Fugitive dust: a phrase used to describe the New Mexican desert’s response to seasonal high winds. When I first heard the phrase it intrigued me, and caught my imagination. How can dust run away? And isn’t that just as appropriate a depiction of my interaction with the Creator God, who knows how I am formed and mercifully, graciously remembers that I am dust? (Psalm 103:14)
Wife: Keith and I are in our fourth decade of life together. He’s my husband, partner, best friend, traveling companion and generally favorite human being to hang out with. Life has been good and hard, sweet and messy. But by God’s grace marriage has been easy.
Mother: We have a daughter and a son; adult children who are interesting, intelligent, sensitive, huge-hearted people in their unique ways. Their stories are their own to tell, and these days ours seem to touch only as tangents.
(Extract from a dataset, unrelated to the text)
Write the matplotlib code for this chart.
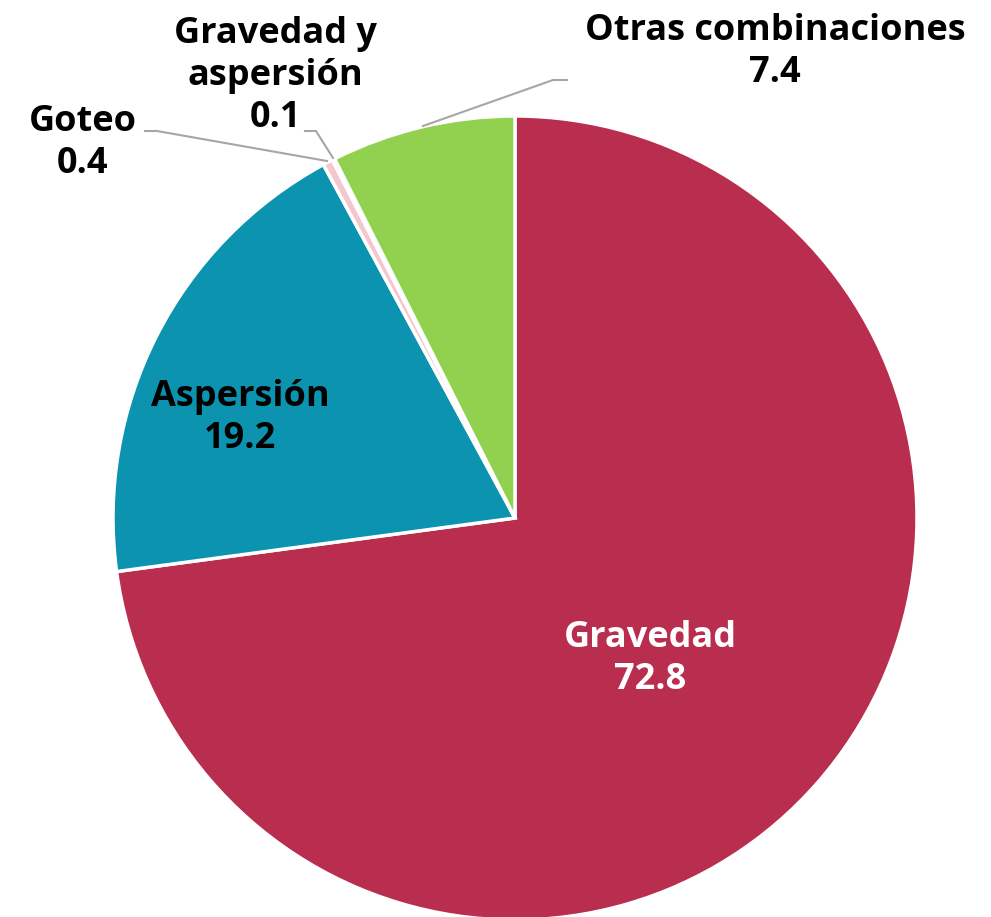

Transplant: Born and raised in a Conservative Jewish family, I came to believe and follow Jesus during my sophomore year in college. More than a decade ago, Keith and I moved from the Chicago area, where I had until then lived my whole life, to Albuquerque. Despite length of time, sometimes everything seems unfamiliar. I actually enjoy change, but also continue to grow in my understanding of my real need for an unchanging Solid Rock from which to launch and to which to retreat.
This blog challenges my discomfort with vulnerability. And I wonder whether I really have anything to say that’s worth hearing. At the encouragement of dear friends and Father-God I’m releasing my voice: from my mind and heart, from the silence of my journal’s pages, from murmurs within the refuge of trusted circles. I pray somehow this eclectic collection of observations in prose and poetry, musings from the kitchen and the bus and the writing of others, sparks wonder, perspective-shift, blessing, thought-provocation, delight, civil (I really MEAN that!) discourse, and inspiration two ways – from me to you, and back again.